Federally
Backed Mortgage Notes
Conservative investors desiring income
can do better than many other alternatives by investing in federally
guaranteed and federally backed mortgage notes. The notes issued
by Ginnie Mae, Freddie Mac and Fannie Mae often provide yields
1% to 1.5% better than Treasury notes. And for investors willing
to make the required tradeoff, the extra income can be welcome.
Mortgage notes have an implied AAA rating.
Therefore, the credit markets do not consider them to have more
credit risk than treasury securities. But while treasury securities
have a fixed maturity date, mortgage notes do not. And you
get a higher yield for accepting that variability.
When you invest in mortgage notes, you
are lending your money to a group of people to buy homes (with
the federal agency or federally sponsored corporation guaranteeing
your money). If the borrowers move and pay off their mortgage
or refinance, you get paid back. This could happen at any time.
You could get payments or principal at any time.
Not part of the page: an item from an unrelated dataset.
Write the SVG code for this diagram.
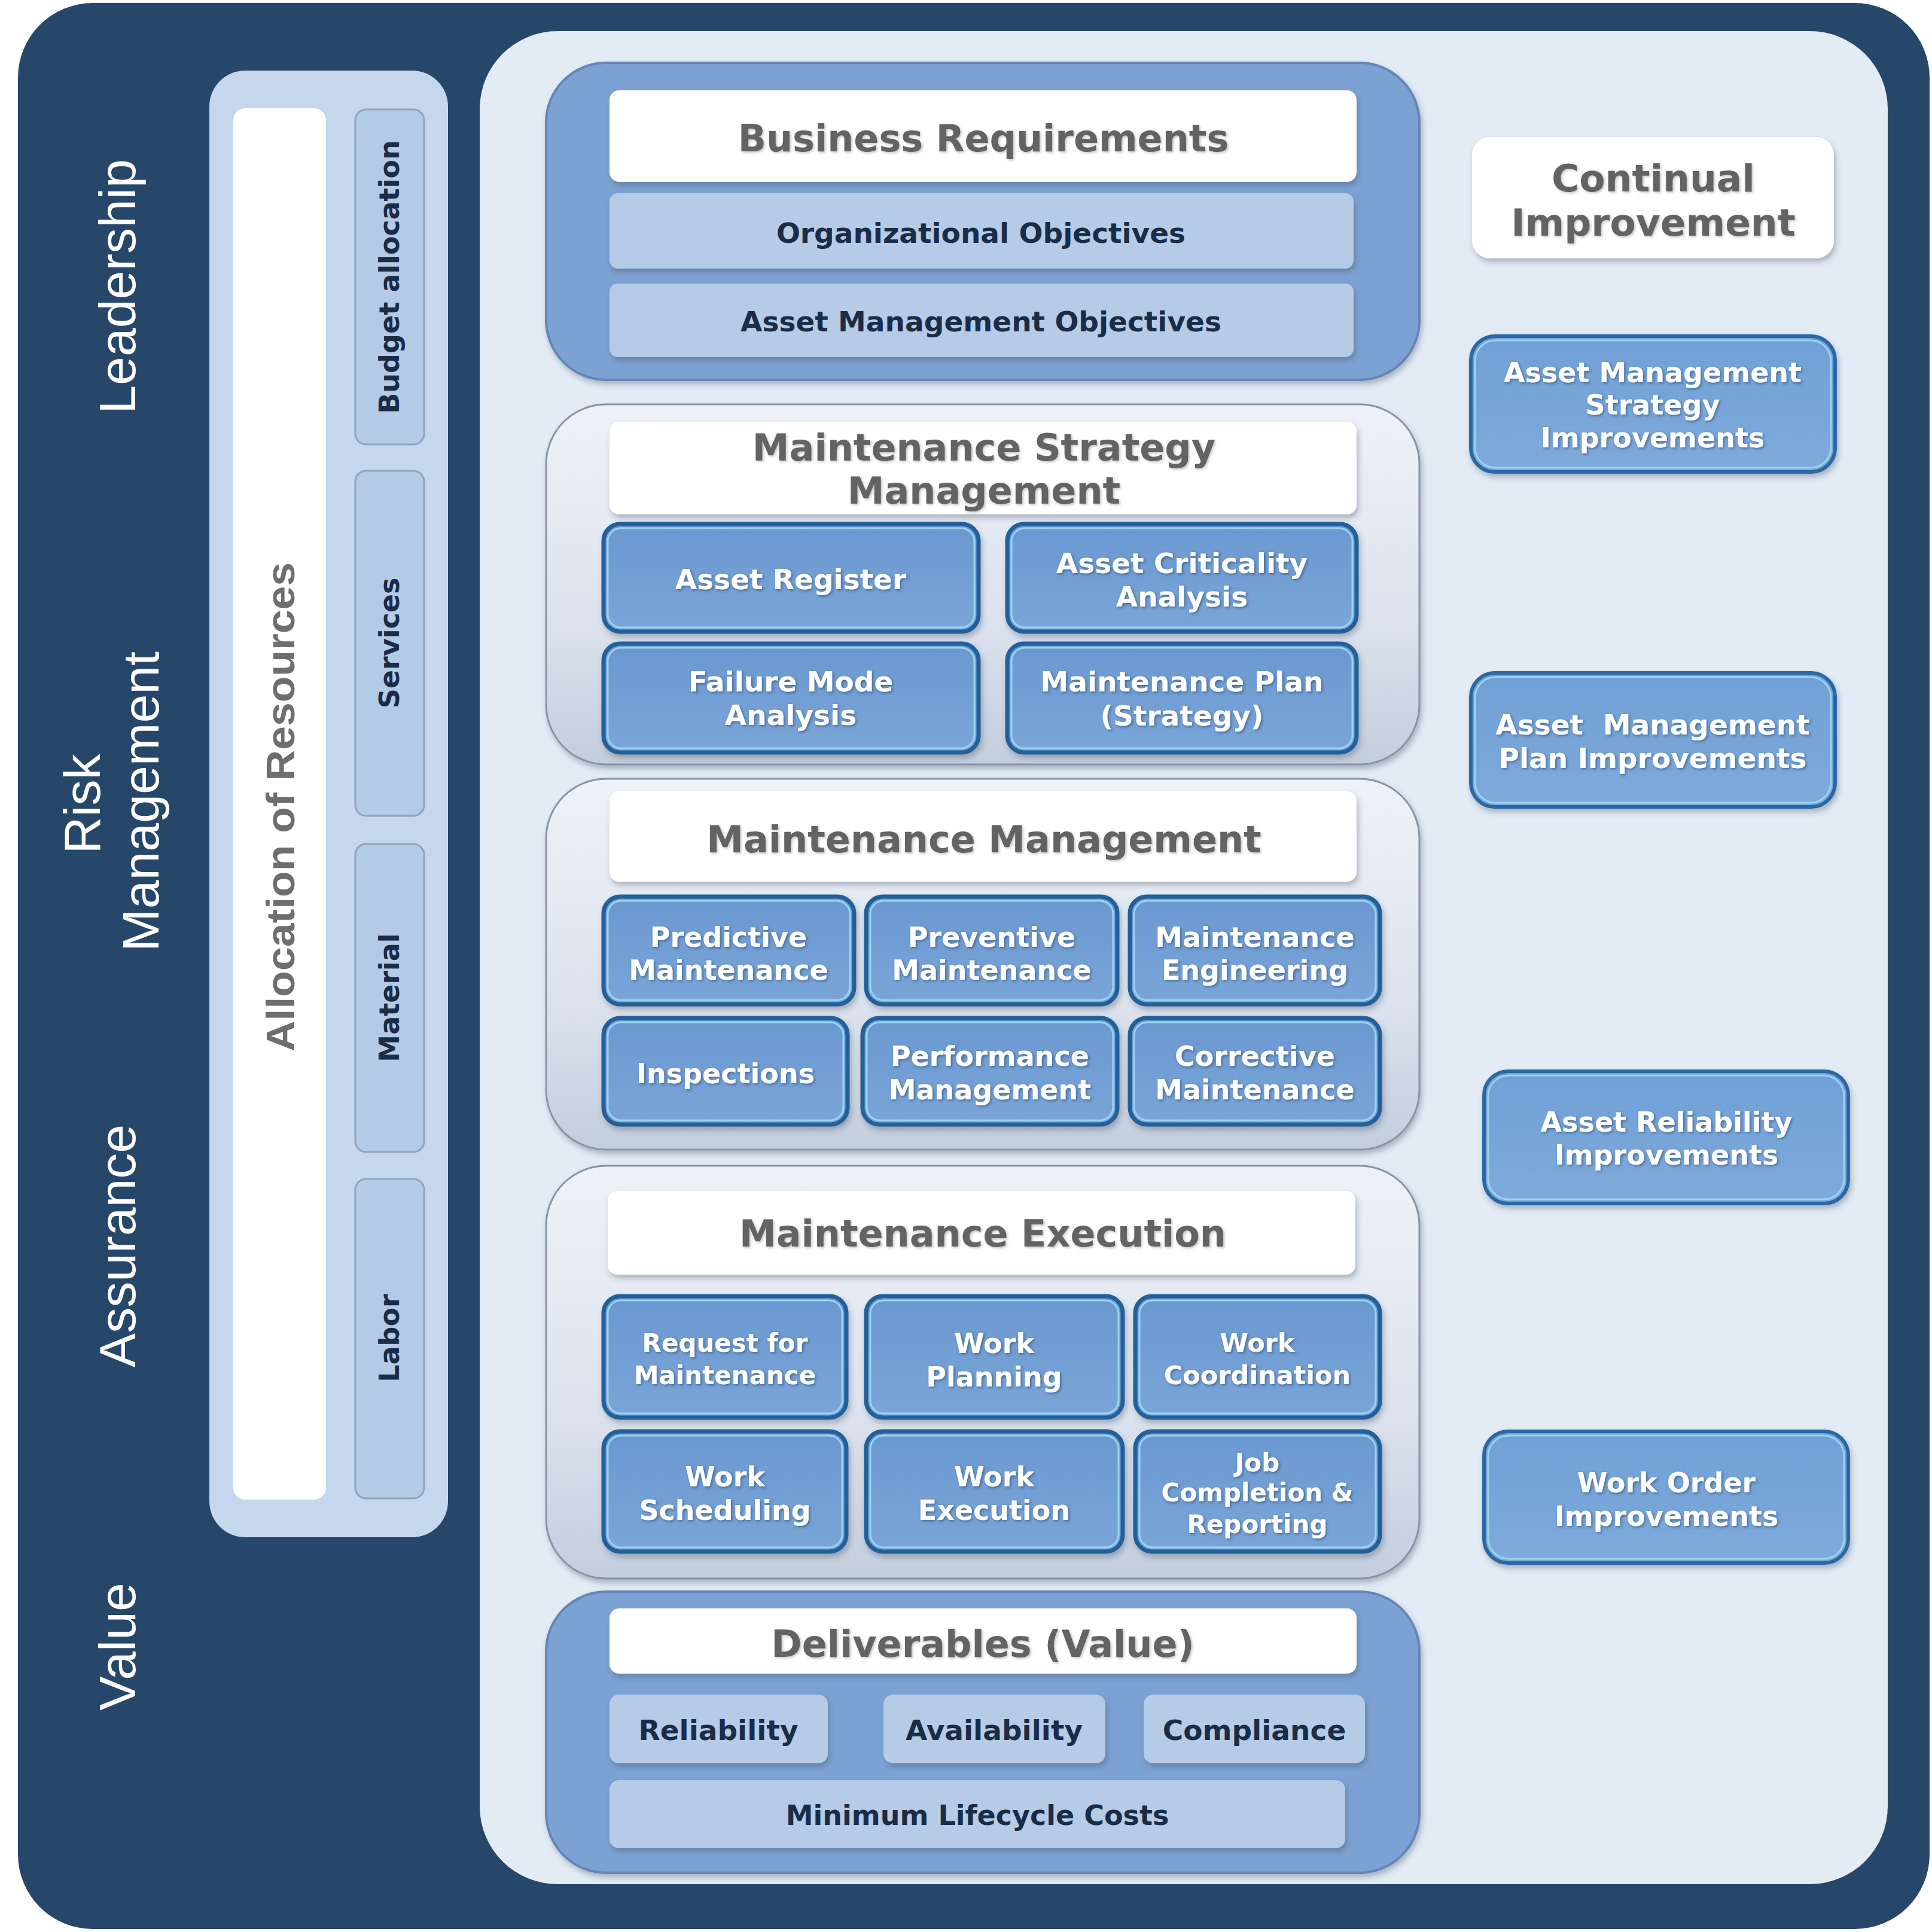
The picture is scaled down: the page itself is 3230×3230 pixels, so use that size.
<svg xmlns="http://www.w3.org/2000/svg" width="3230" height="3230" viewBox="0 0 3230 3230">
<defs>
<linearGradient id="gLight" x1="0" y1="0" x2="0" y2="1">
<stop offset="0" stop-color="#EEF2F8"/><stop offset="0.6" stop-color="#DCE3EE"/><stop offset="1" stop-color="#C3CDDC"/>
</linearGradient>
<linearGradient id="gBlue" x1="0" y1="0" x2="0" y2="1">
<stop offset="0" stop-color="#6A98D0"/><stop offset="1" stop-color="#7AA5D8"/>
</linearGradient>
<linearGradient id="gBlue2" x1="0" y1="0" x2="0" y2="1">
<stop offset="0" stop-color="#70A0D6"/><stop offset="1" stop-color="#7EAADB"/>
</linearGradient>
<filter id="sh" x="-10%" y="-10%" width="120%" height="130%">
<feDropShadow dx="3" dy="6" stdDeviation="5" flood-color="#3A4A60" flood-opacity="0.35"/>
</filter>
<filter id="ts" x="-5%" y="-20%" width="110%" height="140%">
<feDropShadow dx="2" dy="2" stdDeviation="2" flood-color="#1D3B5E" flood-opacity="0.55"/>
</filter>
<filter id="tg" x="-5%" y="-20%" width="110%" height="140%">
<feDropShadow dx="2" dy="2" stdDeviation="2" flood-color="#9A9A9A" flood-opacity="0.6"/>
</filter>
</defs>
<style>
.dark{fill:#27476A}
.panel{fill:#E3EBF5}
.respanel{fill:#C4D7EC}
.resbox{fill:#B4CBE6;stroke:#8FA3BD;stroke-width:3}
.secblue{fill:#7BA2D3;stroke:#6386B7;stroke-width:4}
.seclight{fill:url(#gLight);stroke:#8893A6;stroke-width:3}
.hdr{fill:#FFFFFF}
.bar{fill:#B5CBE6}
.bbox{fill:url(#gBlue);stroke:#22609A;stroke-width:7}
.rbox{fill:url(#gBlue2);stroke:#2A68A4;stroke-width:6}
.bin{fill:none;stroke:#9AD4F2;stroke-width:3}
.side{font-family:"Liberation Sans",Arial,sans-serif;font-size:86px;fill:#FFFFFF;text-anchor:middle}
.alloc{font-family:"Liberation Sans",Arial,sans-serif;font-weight:bold;font-size:66px;fill:#6E6E6E;text-anchor:middle}
.ht{font-family:"DejaVu Sans",Verdana,sans-serif;font-weight:bold;font-size:62px;fill:#636363;text-anchor:middle}
.dt{font-family:"DejaVu Sans",Verdana,sans-serif;font-weight:bold;font-size:47px;fill:#1B2C47;text-anchor:middle}
.wt{font-family:"DejaVu Sans",Verdana,sans-serif;font-weight:bold;font-size:46px;fill:#FFFFFF;text-anchor:middle}
</style>

<g id="background">
<rect class="dark" x="30" y="5" width="3196" height="3220" rx="125"/>
<rect class="panel" x="802" y="52" width="2354" height="3098" rx="130"/>
</g>

<g id="side-labels">
<text class="side" transform="translate(226,479) rotate(-90)">Leadership</text>
<text class="side" transform="translate(167,1344) rotate(-90)">Risk</text>
<text class="side" transform="translate(265,1340) rotate(-90)">Management</text>
<text class="side" transform="translate(226,2083) rotate(-90)">Assurance</text>
<text class="side" transform="translate(226,2753) rotate(-90)">Value</text>
</g>

<g id="resources">
<rect class="respanel" x="350" y="118" width="399" height="2452" rx="60"/>
<rect x="390" y="181" width="155" height="2326" rx="20" fill="#FFFFFF"/>
<text class="alloc" transform="translate(492,1349) rotate(-90)" textLength="818" lengthAdjust="spacingAndGlyphs">Allocation of Resources</text>
<g id="budget"><rect class="resbox" x="594" y="183" width="115" height="560" rx="18"/><text class="dt" style="font-size:46px" transform="translate(667,463) rotate(-90)">Budget allocation</text></g>
<g id="services"><rect class="resbox" x="594" y="787" width="115" height="577" rx="18"/><text class="dt" style="font-size:46px" transform="translate(667,1075) rotate(-90)">Services</text></g>
<g id="material"><rect class="resbox" x="594" y="1411" width="115" height="515" rx="18"/><text class="dt" style="font-size:46px" transform="translate(667,1668) rotate(-90)">Material</text></g>
<g id="labor"><rect class="resbox" x="594" y="1971" width="115" height="534" rx="18"/><text class="dt" style="font-size:46px" transform="translate(667,2237) rotate(-90)">Labor</text></g>
</g>

<g id="business-requirements">
<rect class="secblue" x="913" y="105" width="1460" height="530" rx="100" filter="url(#sh)"/>
<rect class="hdr" x="1019" y="151" width="1249" height="153" rx="16" filter="url(#sh)"/>
<text class="ht" x="1644" y="253" filter="url(#tg)">Business Requirements</text>
<g id="org-objectives"><rect class="bar" x="1019" y="323" width="1244" height="126" rx="14" filter="url(#sh)"/><text class="dt" x="1640" y="406">Organizational Objectives</text></g>
<g id="am-objectives"><rect class="bar" x="1019" y="474" width="1244" height="123" rx="14" filter="url(#sh)"/><text class="dt" x="1640" y="554">Asset Management Objectives</text></g>
</g>

<g id="strategy-management">
<rect class="seclight" x="913" y="676" width="1460" height="602" rx="100" filter="url(#sh)"/>
<rect class="hdr" x="1019" y="705" width="1249" height="155" rx="16" filter="url(#sh)"/>
<text class="ht" x="1645" y="770" filter="url(#tg)">Maintenance Strategy</text>
<text class="ht" x="1645" y="842" filter="url(#tg)">Management</text>
<g id="asset-register"><rect class="bbox" x="1009" y="876" width="627" height="180" rx="28" filter="url(#sh)"/><rect class="bin" x="1016" y="883" width="613" height="166" rx="22"/><text class="wt" style="font-size:47px" x="1322" y="985" filter="url(#ts)">Asset Register</text></g>
<g id="asset-criticality"><rect class="bbox" x="1684" y="876" width="584" height="180" rx="28" filter="url(#sh)"/><rect class="bin" x="1691" y="883" width="570" height="166" rx="22"/><text class="wt" style="font-size:47px" x="1976" y="958" filter="url(#ts)">Asset Criticality</text><text class="wt" style="font-size:47px" x="1976" y="1014" filter="url(#ts)">Analysis</text></g>
<g id="failure-mode"><rect class="bbox" x="1009" y="1076" width="627" height="182" rx="28" filter="url(#sh)"/><rect class="bin" x="1016" y="1083" width="613" height="168" rx="22"/><text class="wt" style="font-size:47px" x="1322" y="1156" filter="url(#ts)">Failure Mode</text><text class="wt" style="font-size:47px" x="1322" y="1212" filter="url(#ts)">Analysis</text></g>
<g id="maintenance-plan"><rect class="bbox" x="1684" y="1076" width="584" height="182" rx="28" filter="url(#sh)"/><rect class="bin" x="1691" y="1083" width="570" height="168" rx="22"/><text class="wt" style="font-size:47px" x="1976" y="1156" filter="url(#ts)">Maintenance Plan</text><text class="wt" style="font-size:47px" x="1976" y="1213" filter="url(#ts)">(Strategy)</text></g>
</g>

<g id="maintenance-management">
<rect class="seclight" x="913" y="1302" width="1460" height="620" rx="100" filter="url(#sh)"/>
<rect class="hdr" x="1019" y="1323" width="1249" height="151" rx="16" filter="url(#sh)"/>
<text class="ht" x="1645" y="1425" filter="url(#tg)">Maintenance Management</text>
<g id="predictive"><rect class="bbox" x="1009" y="1499" width="419" height="180" rx="28" filter="url(#sh)"/><rect class="bin" x="1016" y="1506" width="405" height="166" rx="22"/><text class="wt" x="1218" y="1583" filter="url(#ts)">Predictive</text><text class="wt" x="1218" y="1638" filter="url(#ts)">Maintenance</text></g>
<g id="preventive"><rect class="bbox" x="1448" y="1499" width="420" height="180" rx="28" filter="url(#sh)"/><rect class="bin" x="1455" y="1506" width="406" height="166" rx="22"/><text class="wt" x="1658" y="1583" filter="url(#ts)">Preventive</text><text class="wt" x="1658" y="1638" filter="url(#ts)">Maintenance</text></g>
<g id="maint-engineering"><rect class="bbox" x="1889" y="1499" width="418" height="180" rx="28" filter="url(#sh)"/><rect class="bin" x="1896" y="1506" width="404" height="166" rx="22"/><text class="wt" x="2098" y="1583" filter="url(#ts)">Maintenance</text><text class="wt" x="2098" y="1638" filter="url(#ts)">Engineering</text></g>
<g id="inspections"><rect class="bbox" x="1009" y="1702" width="408" height="178" rx="28" filter="url(#sh)"/><rect class="bin" x="1016" y="1709" width="394" height="164" rx="22"/><text class="wt" x="1213" y="1811" filter="url(#ts)">Inspections</text></g>
<g id="performance"><rect class="bbox" x="1442" y="1702" width="426" height="178" rx="28" filter="url(#sh)"/><rect class="bin" x="1449" y="1709" width="412" height="164" rx="22"/><text class="wt" x="1655" y="1782" filter="url(#ts)">Performance</text><text class="wt" x="1655" y="1838" filter="url(#ts)">Management</text></g>
<g id="corrective"><rect class="bbox" x="1889" y="1702" width="418" height="178" rx="28" filter="url(#sh)"/><rect class="bin" x="1896" y="1709" width="404" height="164" rx="22"/><text class="wt" x="2098" y="1782" filter="url(#ts)">Corrective</text><text class="wt" x="2098" y="1838" filter="url(#ts)">Maintenance</text></g>
</g>

<g id="maintenance-execution">
<rect class="seclight" x="913" y="1949" width="1460" height="690" rx="100" filter="url(#sh)"/>
<rect class="hdr" x="1016" y="1991" width="1250" height="140" rx="16" filter="url(#sh)"/>
<text class="ht" x="1643" y="2084" filter="url(#tg)">Maintenance Execution</text>
<g id="request"><rect class="bbox" x="1009" y="2167" width="406" height="203" rx="28" filter="url(#sh)"/><rect class="bin" x="1016" y="2174" width="392" height="189" rx="22"/><text class="wt" style="font-size:42px" x="1212" y="2260" filter="url(#ts)">Request for</text><text class="wt" style="font-size:42px" x="1212" y="2314" filter="url(#ts)">Maintenance</text></g>
<g id="work-planning"><rect class="bbox" x="1448" y="2167" width="429" height="203" rx="28" filter="url(#sh)"/><rect class="bin" x="1455" y="2174" width="415" height="189" rx="22"/><text class="wt" x="1662" y="2262" filter="url(#ts)">Work</text><text class="wt" x="1662" y="2318" filter="url(#ts)">Planning</text></g>
<g id="work-coordination"><rect class="bbox" x="1898" y="2167" width="409" height="203" rx="28" filter="url(#sh)"/><rect class="bin" x="1905" y="2174" width="395" height="189" rx="22"/><text class="wt" style="font-size:43px" x="2102" y="2260" filter="url(#ts)">Work</text><text class="wt" style="font-size:43px" x="2102" y="2314" filter="url(#ts)">Coordination</text></g>
<g id="work-scheduling"><rect class="bbox" x="1009" y="2393" width="406" height="201" rx="28" filter="url(#sh)"/><rect class="bin" x="1016" y="2400" width="392" height="187" rx="22"/><text class="wt" x="1212" y="2485" filter="url(#ts)">Work</text><text class="wt" x="1212" y="2541" filter="url(#ts)">Scheduling</text></g>
<g id="work-execution"><rect class="bbox" x="1448" y="2393" width="429" height="201" rx="28" filter="url(#sh)"/><rect class="bin" x="1455" y="2400" width="415" height="187" rx="22"/><text class="wt" x="1662" y="2485" filter="url(#ts)">Work</text><text class="wt" x="1662" y="2541" filter="url(#ts)">Execution</text></g>
<g id="job-completion"><rect class="bbox" x="1898" y="2393" width="409" height="201" rx="28" filter="url(#sh)"/><rect class="bin" x="1905" y="2400" width="395" height="187" rx="22"/><text class="wt" style="font-size:42px" x="2102" y="2460" filter="url(#ts)">Job</text><text class="wt" style="font-size:42px" x="2102" y="2510" filter="url(#ts)">Completion &amp;</text><text class="wt" style="font-size:42px" x="2102" y="2563" filter="url(#ts)">Reporting</text></g>
</g>

<g id="deliverables">
<rect class="secblue" x="913" y="2661" width="1460" height="470" rx="100" filter="url(#sh)"/>
<rect class="hdr" x="1019" y="2689" width="1249" height="109" rx="16" filter="url(#sh)"/>
<text class="ht" x="1643" y="2770" filter="url(#tg)">Deliverables (Value)</text>
<g id="reliability"><rect class="bar" x="1019" y="2833" width="365" height="115" rx="16" filter="url(#sh)"/><text class="dt" x="1201" y="2909">Reliability</text></g>
<g id="availability"><rect class="bar" x="1477" y="2833" width="371" height="115" rx="16" filter="url(#sh)"/><text class="dt" x="1662" y="2909">Availability</text></g>
<g id="compliance"><rect class="bar" x="1912" y="2833" width="370" height="115" rx="16" filter="url(#sh)"/><text class="dt" x="2097" y="2909">Compliance</text></g>
<g id="lifecycle"><rect class="bar" x="1019" y="2976" width="1230" height="114" rx="16" filter="url(#sh)"/><text class="dt" style="font-size:46px" x="1634" y="3051">Minimum Lifecycle Costs</text></g>
</g>

<g id="continual-improvement">
<rect class="hdr" x="2461" y="229" width="605" height="203" rx="30" filter="url(#sh)"/>
<text class="ht" style="font-size:63px" x="2764" y="320" filter="url(#tg)">Continual</text>
<text class="ht" style="font-size:63px" x="2764" y="394" filter="url(#tg)">Improvement</text>
</g>
<g id="am-strategy-improvements"><rect class="rbox" x="2459" y="562" width="609" height="227" rx="40" filter="url(#sh)"/><rect class="bin" x="2466" y="569" width="595" height="213" rx="34"/><text class="wt" x="2763" y="639" filter="url(#ts)">Asset Management</text><text class="wt" x="2763" y="693" filter="url(#ts)">Strategy</text><text class="wt" x="2763" y="748" filter="url(#ts)">Improvements</text></g>
<g id="am-plan-improvements"><rect class="rbox" x="2459" y="1125" width="609" height="224" rx="40" filter="url(#sh)"/><rect class="bin" x="2466" y="1132" width="595" height="210" rx="34"/><text class="wt" style="font-size:47px;white-space:pre" x="2763" y="1228" filter="url(#ts)">Asset  Management</text><text class="wt" style="font-size:47px" x="2763" y="1284" filter="url(#ts)">Plan Improvements</text></g>
<g id="asset-reliability-improvements"><rect class="rbox" x="2481" y="1791" width="609" height="221" rx="40" filter="url(#sh)"/><rect class="bin" x="2488" y="1798" width="595" height="207" rx="34"/><text class="wt" x="2786" y="1892" filter="url(#ts)">Asset Reliability</text><text class="wt" x="2786" y="1947" filter="url(#ts)">Improvements</text></g>
<g id="work-order-improvements"><rect class="rbox" x="2481" y="2393" width="609" height="220" rx="40" filter="url(#sh)"/><rect class="bin" x="2488" y="2400" width="595" height="206" rx="34"/><text class="wt" x="2786" y="2495" filter="url(#ts)">Work Order</text><text class="wt" x="2786" y="2551" filter="url(#ts)">Improvements</text></g>

<g id="connectors"/>
</svg>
For many seniors,
this is not a big negative because the return of their principal
is of utmost importance, which is assured if you hold the notes
to maturity (various maturity options are readily available).
If extra income is desired without sacrifice
of credit quality, check off for information on mortgage notes.
(Note that with mortgage securities, the yield and average life
consider prepayment assumptions that may or may not be met.
Changes in payments may significantly affect yield and average
life. Both treasury securities and mortgage notes have a fixed
percentage yield and treasury securities have a fixed maturity).